-- BEGIN Data lines --
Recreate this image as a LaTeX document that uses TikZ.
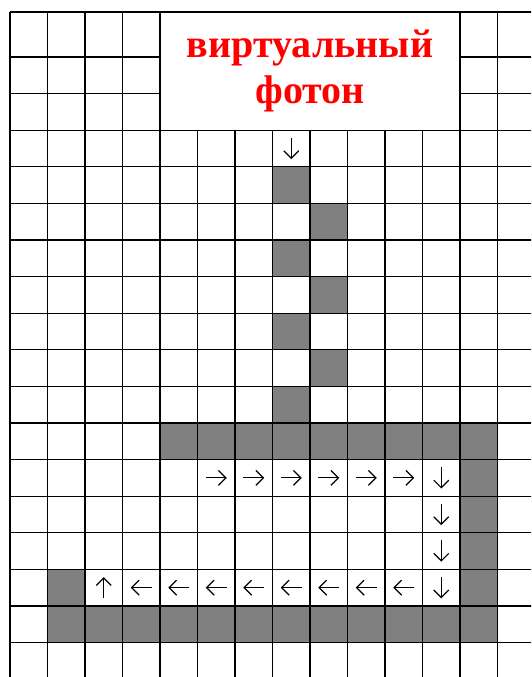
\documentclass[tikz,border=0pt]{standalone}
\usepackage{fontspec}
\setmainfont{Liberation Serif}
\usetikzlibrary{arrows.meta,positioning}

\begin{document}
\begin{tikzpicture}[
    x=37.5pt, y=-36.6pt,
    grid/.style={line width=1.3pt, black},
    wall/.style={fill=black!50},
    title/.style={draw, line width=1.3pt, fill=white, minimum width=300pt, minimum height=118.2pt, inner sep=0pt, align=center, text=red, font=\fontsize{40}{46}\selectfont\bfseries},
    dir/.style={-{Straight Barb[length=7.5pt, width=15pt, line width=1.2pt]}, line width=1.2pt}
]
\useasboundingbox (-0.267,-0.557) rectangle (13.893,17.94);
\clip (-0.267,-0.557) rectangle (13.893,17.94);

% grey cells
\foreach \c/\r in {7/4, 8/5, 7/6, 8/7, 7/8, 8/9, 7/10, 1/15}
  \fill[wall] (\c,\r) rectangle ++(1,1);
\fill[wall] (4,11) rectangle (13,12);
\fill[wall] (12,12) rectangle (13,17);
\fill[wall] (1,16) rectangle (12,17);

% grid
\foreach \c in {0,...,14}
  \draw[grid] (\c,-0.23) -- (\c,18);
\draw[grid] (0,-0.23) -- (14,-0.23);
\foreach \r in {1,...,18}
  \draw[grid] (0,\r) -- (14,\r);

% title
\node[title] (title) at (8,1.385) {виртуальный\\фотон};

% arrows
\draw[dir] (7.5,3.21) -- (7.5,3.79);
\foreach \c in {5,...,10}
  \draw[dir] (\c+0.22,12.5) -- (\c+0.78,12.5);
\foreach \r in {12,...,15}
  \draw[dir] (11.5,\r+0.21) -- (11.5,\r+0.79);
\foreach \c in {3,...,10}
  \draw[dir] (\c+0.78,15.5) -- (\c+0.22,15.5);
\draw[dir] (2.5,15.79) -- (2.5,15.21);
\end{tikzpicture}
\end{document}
-- END Data lines --
== Problem requirements ==
Copy out all of the material exactly as written, without its pictures.

== Exercise answer ==
Recreate this image as a LaTeX document that uses TikZ.
\documentclass[tikz,border=0pt]{standalone}
\usepackage{fontspec}
\setmainfont{Liberation Serif}
\usetikzlibrary{arrows.meta,positioning}

\begin{document}
\begin{tikzpicture}[
    x=37.5pt, y=-36.6pt,
    grid/.style={line width=1.3pt, black},
    wall/.style={fill=black!50},
    title/.style={draw, line width=1.3pt, fill=white, minimum width=300pt, minimum height=118.2pt, inner sep=0pt, align=center, text=red, font=\fontsize{40}{46}\selectfont\bfseries},
    dir/.style={-{Straight Barb[length=7.5pt, width=15pt, line width=1.2pt]}, line width=1.2pt}
]
\useasboundingbox (-0.267,-0.557) rectangle (13.893,17.94);
\clip (-0.267,-0.557) rectangle (13.893,17.94);

% grey cells
\foreach \c/\r in {7/4, 8/5, 7/6, 8/7, 7/8, 8/9, 7/10, 1/15}
  \fill[wall] (\c,\r) rectangle ++(1,1);
\fill[wall] (4,11) rectangle (13,12);
\fill[wall] (12,12) rectangle (13,17);
\fill[wall] (1,16) rectangle (12,17);

% grid
\foreach \c in {0,...,14}
  \draw[grid] (\c,-0.23) -- (\c,18);
\draw[grid] (0,-0.23) -- (14,-0.23);
\foreach \r in {1,...,18}
  \draw[grid] (0,\r) -- (14,\r);

% title
\node[title] (title) at (8,1.385) {виртуальный\\фотон};

% arrows
\draw[dir] (7.5,3.21) -- (7.5,3.79);
\foreach \c in {5,...,10}
  \draw[dir] (\c+0.22,12.5) -- (\c+0.78,12.5);
\foreach \r in {12,...,15}
  \draw[dir] (11.5,\r+0.21) -- (11.5,\r+0.79);
\foreach \c in {3,...,10}
  \draw[dir] (\c+0.78,15.5) -- (\c+0.22,15.5);
\draw[dir] (2.5,15.79) -- (2.5,15.21);
\end{tikzpicture}
\end{document}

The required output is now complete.